Photo by: Danny Fulgencio

Katherine Seale: Preserving Dallas like a boss

As chair of the Dallas Landmark Commission, Katherine Seale spends countless hours working to protect the city’s history. Preservation is her passion, so much so that she left her job as executive director of Preservation Dallas in 2012 when Mayor Mike Rawlings appointed her to chair the commission. She jumped at the chance, simply because she thinks it’s the most effective way for her to help save Dallas’ historic resources.

Yet when it comes to her own neighborhood of Preston Hollow, Seale is fully aware that historic preservation often is implausible.

Preservation works well in areas that are in “revitalizing condition,” she says, with lower land values. The city can, for example, invest in public infrastructure to attract investment in historic properties. This in turn creates jobs, brings in resources, adds ad valorem taxes to the base and, ultimately, not only stabilizes land value but also increases it. Then the structures on the land, also known in tax lingo as “improvement value,” increase in a commensurate level.

But Preston Hollow has high land value and relatively low improvement value that are not proportional to each other, Seale says.

“In that context, it’s difficult to do historic preservation,” she says. “You really are asking a property owner to not realize the full value of their land. They’re fighting market pressure, and market pressure really is too strong to fight.”

It’s the main reason that Preston Hollow is full of teardowns, with extravagant homes replacing more modest ones, including some that are architecturally significant. Seale herself lives in a circa 1930 home designed by prolific Dallas architect Charles Dilbeck, which she and her husband have worked to restore to its original condition.

She doesn’t expect the same of every homeowner, however. Seale is no taxidermist when it comes to saving community landmarks. She cherishes history, but she believes there has to be some value to the public in saving old buildings from demolition.

“Historic preservation gets its authority because it is a public good, so it has to be linked back to what is in the best interest of the public,” Seale says.

Her work on the Landmark Commission exemplifies this belief, pushing to save structures such as the circa 1937 Lakewood Theater, a 137-year-old Victorian house along Interstate 30, the circa 1955 Meadows Building on Greenville Avenue and, in West Dallas, a late 1800s Victorian farmhouse and an early 1900s schoolhouse where Bonnie Parker, of Bonnie and Clyde fame, attended.

In most of these cases, the property owners aren’t on board with historic designation, or at least weren’t initially. But when it comes to Dallas’ historic resources, the preservation community needs time to work with owners to see whether a deal can be brokered, Seale says.

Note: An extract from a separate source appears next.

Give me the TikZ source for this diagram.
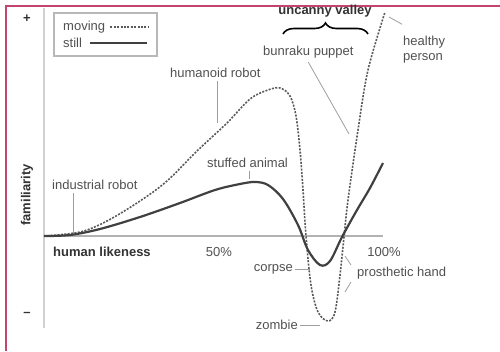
\documentclass[tikz,border=0pt]{standalone}
\usepackage{fontspec}
\setmainfont{Liberation Sans}
\usetikzlibrary{positioning,decorations.pathreplacing}
\definecolor{framecol}{RGB}{196,68,112}
\definecolor{txt}{RGB}{80,80,80}

\begin{document}
\begin{tikzpicture}[x=1pt,y=-1pt,
  every node/.style={font=\fontsize{13}{15}\selectfont,text=txt,inner sep=0pt},
  lab/.style={anchor=west},
  heavy/.style={font=\fontsize{13}{15}\selectfont\bfseries,text=black!80},
  lead/.style={draw=black!38,line width=0.8pt},
  axis/.style={draw=black!30,line width=1.2pt},
  moving/.style={draw=black!65,line width=1.6pt,dash pattern=on 2pt off 1.4pt},
  still/.style={draw=black!75,line width=2.2pt}
]
  \useasboundingbox (0,0) rectangle (500,351);
  \draw[framecol,line width=1.5pt] (6,351) -- (6,6) -- (500,6);

  % axes
  \draw[axis,draw=black!18,line width=2.5pt] (44,8) -- (44,328);
  \draw[axis] (44,236) -- (383,236);
  \node[heavy] (plus) at (27,19) {+};
  \node[heavy] (minus) at (27,314) {--};
  \node[heavy,rotate=90] (fam) at (27,195) {familiarity};
  \node[heavy,lab] (likeness) at (53,252) {human likeness};
  \node (half) at (219,252) {50\%};
  \node (full) at (384,252) {100\%};

  % legend
  \draw[draw=black!28,line width=1.3pt] (54,13) rectangle (157,56);
  \node[lab] (legmov) at (63,27) {moving};
  \node[lab] (legstill) at (63,43) {still};
  \draw[moving,line width=1.2pt] (legmov.east) ++(5,0) -- (148,27);
  \draw[still,line width=1.6pt] (legstill.east) ++(8,0) -- (147,43);

  % curves
  \draw[moving] plot[smooth,tension=0.55] coordinates {
    (44,236) (80,232) (107,221) (140,201) (167,181) (197,151) (227,123)
    (250,99) (268,90) (280,88) (290,96) (296,116) (300,150) (303,190)
    (306,236) (311,285) (318,312) (328,321) (335,312) (340,275) (344,237)
    (348,200) (358,130) (368,70) (385,12)};
  \draw[still] plot[smooth,tension=0.55] coordinates {
    (44,236) (70,235) (100,229) (140,217) (180,203) (215,190) (240,184)
    (255,182) (268,185) (283,199) (298,225) (308,250) (320,265) (330,261)
    (342,237) (357,210) (370,188) (383,163)};

  % labels
  \node[lab] (indrob) at (52,185) {industrial robot};
  \node[lab] (humrob) at (170,73) {humanoid robot};
  \node[lab] (stuffed) at (207,163) {stuffed animal};
  \node[heavy] (valley) at (325,11) {uncanny valley};
  \node[lab] (bunraku) at (263,52) {bunraku puppet};
  \node[lab,align=left] (healthy) at (403,50) {healthy\\person};
  \node[anchor=east] (corpse) at (293,269) {corpse};
  \node[lab] (prosth) at (357,273) {prosthetic hand};
  \node[anchor=east] (zombie) at (298,325) {zombie};

  \coordinate (c-ind) at (73,233);
  \coordinate (c-hum) at (217,123);
  \coordinate (c-stuff) at (249,179);
  \coordinate (c-bun) at (349,134);
  \coordinate (c-heal) at (389,17);
  \coordinate (c-corpse) at (310,269);
  \coordinate (c-pup) at (345,256);
  \coordinate (c-plo) at (345,292);
  \coordinate (c-zomb) at (320,325);

  \draw[lead] (c-ind |- indrob.south) ++(0,3) -- (c-ind);
  \draw[lead] (c-hum |- humrob.south) ++(0,3) -- (c-hum);
  \draw[lead] (c-stuff |- stuffed.south) ++(0,3) -- (c-stuff);
  \draw[lead] (bunraku.south) ++(0,4) -- (c-bun);
  \draw[lead] (healthy.north west) ++(-1,-12) -- (c-heal);
  \draw[lead] (corpse.east) ++(2,0) -- (c-corpse);
  \draw[lead] (prosth.west) ++(-6,-8) -- (c-pup);
  \draw[lead] (prosth.west) ++(-6,9) -- (c-plo);
  \draw[lead] (zombie.east) ++(2,0) -- (c-zomb);

  \draw[decorate,decoration={brace,amplitude=11pt},line width=1.6pt]
    (283,34) -- (368,34);
\end{tikzpicture}
\end{document}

“Fifty percent of the equation is recognizing what has meaning to people. The other 50 percent of the equation is figuring out how to keep it for the future,” Seale says. “We can say all day long that we’ve done our part, which is recognizing what’s important, but we’re now to the point where we have to reach out to the developer, sometimes the homeowner, and help them.”

The city needs more tools in its belt to encourage historic preservation, Seale believes. Developers are looking for a return on investment — “they’re not charitable,” she says.

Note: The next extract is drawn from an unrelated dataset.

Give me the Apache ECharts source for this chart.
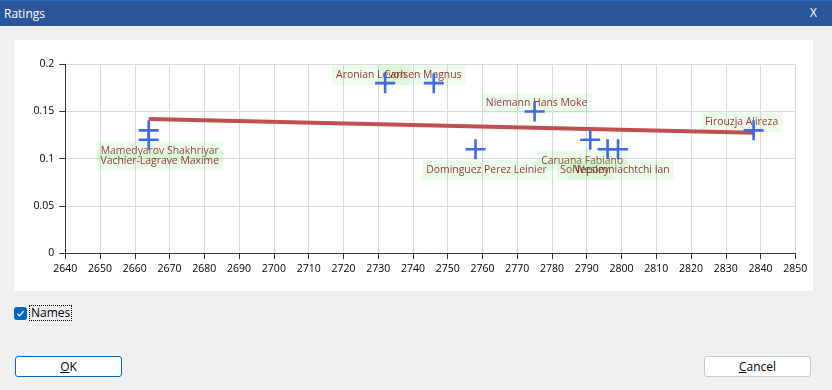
<!DOCTYPE html>
<html>
<head>
<meta charset="utf-8">
<script src="https://cdn.jsdelivr.net/npm/echarts@6/dist/echarts.min.js"></script>
<style>
  html, body { margin: 0; padding: 0; width: 832px; height: 390px; overflow: hidden; background: #f0f0f0; font-family: "Open Sans", "Noto Sans", sans-serif; }
  #titlebar { position: absolute; left: 0; top: 0; width: 832px; height: 26px; background: #2b579a; border-top: 1px solid #1f6fd0; box-sizing: border-box; }
  #title { position: absolute; left: 4px; top: 4px; color: #fff; font-size: 12px; }
  #close { position: absolute; left: 810px; top: 3px; color: #fff; font-size: 12px; }
  #chart { position: absolute; left: 14px; top: 40px; width: 799px; height: 251px; background: #fff; }
  #cb { position: absolute; left: 14px; top: 307px; width: 13px; height: 13px; background: #0067c0; border-radius: 3px; }
  #cb svg { position: absolute; left: 2px; top: 2px; }
  #names { position: absolute; left: 29px; top: 305px; height: 16px; padding: 0 1px; border: 1px dotted #000; box-sizing: border-box; font-size: 12px; line-height: 14px; color: #000; }
  .btn { position: absolute; top: 356px; height: 21px; width: 107px; background: #fff; border-radius: 3px; box-sizing: border-box; font-size: 12px; line-height: 19px; text-align: center; color: #000; }
  #ok { left: 15px; border: 1px solid #0067c0; }
  #cancel { left: 704px; border: 1px solid #c8c8c8; }
</style>
</head>
<body>
<div id="titlebar"><div id="title">Ratings</div><div id="close">X</div></div>
<div id="chart"></div>
<div id="cb"><svg width="9" height="9" viewBox="0 0 9 9"><path d="M1.5 4.8 L3.6 6.8 L7.6 2.2" stroke="#fff" stroke-width="1.2" fill="none"/></svg></div>
<div id="names">Names</div>
<div class="btn" id="ok"><u>O</u>K</div>
<div class="btn" id="cancel"><u>C</u>ancel</div>
<script>
// ---- data ----
const players = ["Mamedyarov Shakhriyar", "Vachier-Lagrave Maxime", "Aronian Levon", "Carlsen Magnus",
  "Dominguez Perez Leinier", "Niemann Hans Moke", "Caruana Fabiano", "So Wesley", "Nepomniachtchi Ian", "Firouzja Alireza"];
const ratings = [2664, 2664, 2732, 2746, 2758, 2775, 2791, 2796, 2799, 2838];
const scores = [0.13, 0.12, 0.18, 0.18, 0.11, 0.15, 0.12, 0.11, 0.11, 0.13];
const trendX = [2664, 2838];
const trendY = [0.142, 0.1275];
const xMin = 2640, xMax = 2850, xStep = 10;
const yMin = 0, yMax = 0.2, yStep = 0.05;

// ---- layout (label offsets in px, relative to each point) ----
const labelOffsets = {
  "Mamedyarov Shakhriyar": [11, 21], "Vachier-Lagrave Maxime": [11, 21],
  "Aronian Levon": [-14, -8], "Carlsen Magnus": [-11, -8],
  "Dominguez Perez Leinier": [11, 21], "Niemann Hans Moke": [2, -8],
  "Caruana Fabiano": [-8, 21], "So Wesley": [-23, 21],
  "Nepomniachtchi Ian": [3, 21], "Firouzja Alireza": [-12, -8]
};

const FONT = '"Open Sans", "Noto Sans", sans-serif';
const crossPath = 'path://M0,8.7H20V11.3H0Z M8.7,0H11.3V20H8.7Z';

const points = players.map((n, i) => [ratings[i], scores[i], n]);

const chart = echarts.init(document.getElementById('chart'), null, { renderer: 'canvas' });
chart.setOption({
  animation: false,
  grid: { left: 51.3, right: 17.7, top: 24.3, bottom: 38 },
  xAxis: {
    type: 'value', min: xMin, max: xMax, interval: xStep,
    axisLine: { show: true, onZero: false, lineStyle: { color: '#333', width: 1 } },
    axisTick: { show: true, length: 6, lineStyle: { color: '#333' } },
    axisLabel: { margin: 11, fontSize: 10.5, color: '#000', fontFamily: FONT, formatter: v => String(v) },
    splitLine: { show: true, lineStyle: { color: '#d9d9d9', width: 1 } }
  },
  yAxis: {
    type: 'value', min: yMin, max: yMax, interval: yStep,
    axisLine: { show: true, lineStyle: { color: '#333', width: 1 } },
    axisTick: { show: true, length: 6, lineStyle: { color: '#333' } },
    axisLabel: { margin: 11, fontSize: 10.5, color: '#000', fontFamily: FONT, formatter: v => String(+v.toFixed(2)) },
    splitLine: { show: true, lineStyle: { color: '#d9d9d9', width: 1 } }
  },
  series: [
    {
      type: 'scatter', z: 1, silent: true,
      data: points, symbolSize: 1, itemStyle: { color: 'rgba(0,0,0,0)' },
      label: {
        show: true, position: 'inside',
        formatter: p => p.value[2],
        color: '#7a0000', fontSize: 10.4, fontFamily: FONT,
        backgroundColor: 'rgba(150,235,140,0.22)',
        padding: [4, 4, 3, 4], lineHeight: 13
      },
      labelLayout: function (params) {
        const off = labelOffsets[players[params.dataIndex]];
        return { dx: off[0], dy: off[1], hideOverlap: false };
      }
    },
    {
      type: 'line', z: 2, silent: true,
      data: trendX.map((x, i) => [x, trendY[i]]),
      symbol: 'none',
      lineStyle: { color: '#c0504d', width: 4 }
    },
    {
      type: 'scatter', z: 3, silent: true,
      data: points, symbol: crossPath, symbolSize: 20,
      itemStyle: { color: '#4169e1', opacity: 1 }
    }
  ]
});
</script>
</body>
</html>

She wants to conduct a new survey of Dallas’ historic resources, but this one would go further than just identifying what she calls the “relic buildings.” It would look at the context in which areas were developed — why and how they came to be.

At this point, she says, “We have a pretty good understanding of the historic resources we’ve got, up to World War II.” Moving forward, the city needs to look at “everything between the buildings.”

“We need to take ourselves away from that hyper-focus on the exterior of a building,” Seale says, “and really look at it as, ‘What is it we’re trying to preserve here? What, really, are the core elements that make this important to the citizens of Dallas?’ ”

Once those core elements are identified, Seale hopes to see the city step up in its efforts to save them.

“We don’t have a local program, and yet we’re telling people what they can and can’t do with their property. We don’t want developers to walk all over preservation, yet we don’t really have anything to set the bar high,” Seale says. “The core is becoming more and more valuable, the land values are rising, then can historic preservation be done only in a place where you have a revitalizing condition?”